Spark复习五:DataFrame API操作
1:直接读取文件:
scala> val userDF=spark.read.format("csv").option("header","true").option("delimiter",",").load("file:///home/data/users.csv")
userDF: org.apache.spark.sql.DataFrame = [user_id: string, locale: string ... 5 more fields]
scala> userDF.printSchema
root
|-- user_id: string (nullable = true)
|-- locale: string (nullable = true)
|-- birthyear: string (nullable = true)
|-- gender: string (nullable = true)
|-- joinedAt: string (nullable = true)
|-- location: string (nullable = true)
|-- timezone: string (nullable = true)
2根据已有的DF选择部分字段生成新的DF:
|-- user_id: string (nullable = true)
|-- locale: string (nullable = true)
|-- birthyear: string (nullable = true)
|-- gender: string (nullable = true)
scala> val userDF2=userDF.select("user_id","locale","birthyear","gender")
userDF2: org.apache.spark.sql.DataFrame = [user_id: string, locale: string ... 2 more fields]

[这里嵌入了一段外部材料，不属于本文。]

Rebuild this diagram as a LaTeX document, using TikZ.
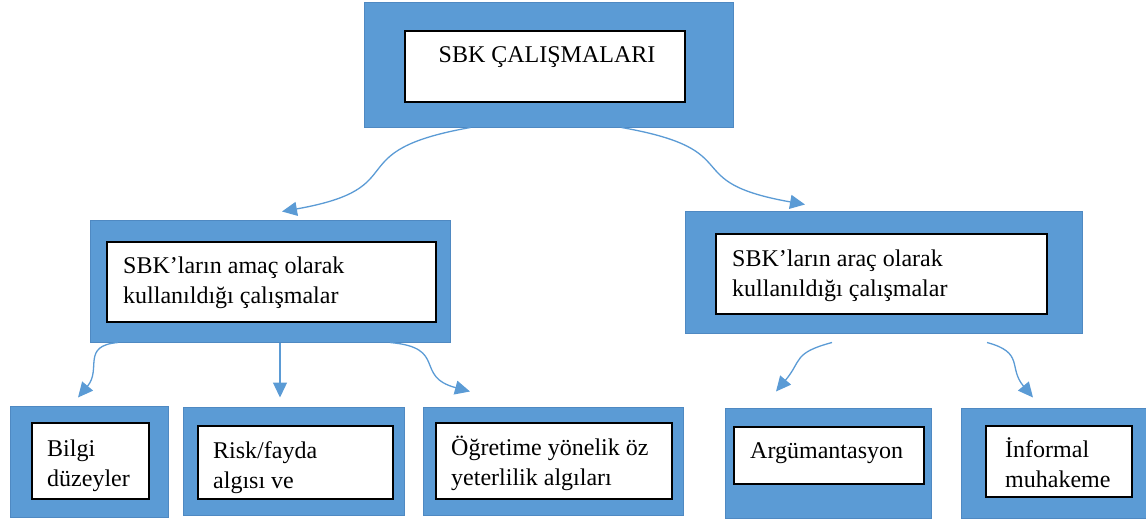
\documentclass[tikz,border=0pt]{standalone}
\usepackage{fontspec}
\setmainfont{Liberation Serif}
\usetikzlibrary{arrows.meta}
\definecolor{boxblue}{HTML}{5B9BD5}
\definecolor{edgeblue}{HTML}{4F89C2}

\begin{document}
\begin{tikzpicture}[x=1pt, y=-1pt,
outerbox/.style={draw=edgeblue, fill=boxblue, line width=1pt, inner sep=0pt},
innerbox/.style={draw=black, fill=white, line width=1.5pt, inner sep=0pt},
txt/.style={anchor=base west, align=left, inner sep=0pt, font=\fontsize{24}{30}\selectfont},
conn/.style={draw=boxblue, line width=1.3pt, -{Triangle[length=15pt,width=14pt]}},
]
\useasboundingbox (0,0) rectangle (1146,520);

\node[outerbox, minimum width=369pt, minimum height=125pt] (sbk) at (548.5,64.5) {};
\node[innerbox, minimum width=280pt, minimum height=71pt] (sbkin) at (545,66.5) {};
\node[txt, anchor=base] (sbktxt) at (547,62) {SBK ÇALIŞMALARI};

\node[outerbox, minimum width=360pt, minimum height=122pt] (amac) at (270,281) {};
\node[innerbox, minimum width=329pt, minimum height=80pt] (amacin) at (271.5,282) {};
\node[txt] (amactxt) at (123,303) {SBK’ların amaç olarak\\kullanıldığı çalışmalar};

\node[outerbox, minimum width=397pt, minimum height=122pt] (arac) at (883.5,272) {};
\node[innerbox, minimum width=331pt, minimum height=80pt] (aracin) at (881.5,274) {};
\node[txt] (aractxt) at (732,296) {SBK’ların araç olarak\\kullanıldığı çalışmalar};

\node[outerbox, minimum width=158pt, minimum height=111pt] (bilgi) at (89,461.5) {};
\node[innerbox, minimum width=117pt, minimum height=76pt] (bilgiin) at (90.5,461) {};
\node[txt] (bilgitxt) at (47,486) {Bilgi\\düzeyler};

\node[outerbox, minimum width=221pt, minimum height=108pt] (risk) at (293.5,461) {};
\node[innerbox, minimum width=195pt, minimum height=73pt] (riskin) at (295.5,462.5) {};
\node[txt] (risktxt) at (213,488) {Risk/fayda\\algısı ve};

\node[outerbox, minimum width=260pt, minimum height=108pt] (ogr) at (553,461) {};
\node[innerbox, minimum width=236pt, minimum height=76pt] (ogrin) at (554,461) {};
\node[txt] (ogrtxt) at (451,485) {Öğretime yönelik öz\\yeterlilik algıları};

\node[outerbox, minimum width=206pt, minimum height=110pt] (arg) at (828,463) {};
\node[innerbox, minimum width=190pt, minimum height=57pt] (argin) at (829,455.5) {};
\node[txt] (argtxt) at (750,458) {Argümantasyon};

\node[outerbox, minimum width=185pt, minimum height=110pt] (inf) at (1053.5,463) {};
\node[innerbox, minimum width=146pt, minimum height=71pt] (infin) at (1059,461.5) {};
\node[txt] (inftxt) at (1005,487) {İnformal\\muhakeme};

\draw[conn] ([xshift=-78pt]sbk.south) to[out=190, in=10, looseness=1.7] ([xshift=12pt, yshift=8pt]amac.north);
\draw[conn] ([xshift=73pt]sbk.south) to[out=-10, in=170, looseness=1.7] ([xshift=-78.5pt, yshift=6pt]arac.north);

\draw[conn] ([xshift=-152pt]amac.south) to[out=185, in=50, looseness=1.4] ([xshift=-11pt, yshift=8pt]bilgi.north);
\draw[conn] ([xshift=10pt]amac.south) -- ([xshift=-13.5pt, yshift=9pt]risk.north);
\draw[conn] ([xshift=120pt]amac.south) to[out=-5, in=165, looseness=1.6] ([xshift=-83pt, yshift=15pt]ogr.north);

\draw[conn] ([xshift=-51.5pt, yshift=-9pt]arac.south) to[out=195, in=50, looseness=1.4] ([xshift=-52pt, yshift=16pt]arg.north);
\draw[conn] ([xshift=103.5pt, yshift=-9pt]arac.south) to[out=-15, in=130, looseness=1.4] ([xshift=-20.5pt, yshift=10pt]inf.north);
\end{tikzpicture}
\end{document}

scala> userDF2.printSchema
root
|-- user_id: string (nullable = true)
|-- locale: string (nullable = true)
|-- birthyear: string (nullable = true)
|-- gender: string (nullable = true)
3:显示 数据(默认显示 20条):
scala> userDF2.show
4:读取没有表头的文件作处理:
scala> import org.apache.spark.sql.functions.col
import org.apache.spark.sql.functions.col
scala> val data2=data1.select(col("_c0").as("interested"),col("_c1").as("user_id"),col("_c2").as("event_id"))
data2: org.apache.spark.sql.DataFrame = [interested: string, user_id: string ... 1 more field]
scala> data2.printSchema
root
|-- interested: string (nullable = true)
|-- user_id: string (nullable = true)
|-- event_id: string (nullable = true)
scala> data2.show(5,false)
5.间接读取其他RDD,生成新的DF:
scala> val wf=sc.textFile("file:///home/data/test.txt").flatMap(line =>line.split(" ").map(x =>(x,1))).reduceByKey(_+_)
wf: org.apache.spark.rdd.RDD[(String, Int)] = ShuffledRDD[35] at reduceByKey at <console>:28
scala> wf.foreach(println)
(d,2)
(up,1)
(a,4)
(b,1)
(day,2)
(hello,8)
(good,2)
(study,1)
(c,1)
1:由RDD-》DF:
scala> val wcDF=wf.toDF
wcDF: org.apache.spark.sql.DataFrame = [_1: string, _2: int]
scala> wcDF.printSchema
root
|-- _1: string (nullable = true)
|-- _2: integer (nullable = false)
2.DF -->表格化数据处理:
scala> val wc=wcDF.withColumnRenamed("_1","word").withColumnRenamed("_2","count")
wc: org.apache.spark.sql.DataFrame = [word: string, count: int]
scala> wc.printSchema
root
|-- word: string (nullable = true)
|-- count: integer (nullable = false)
scala> wc.show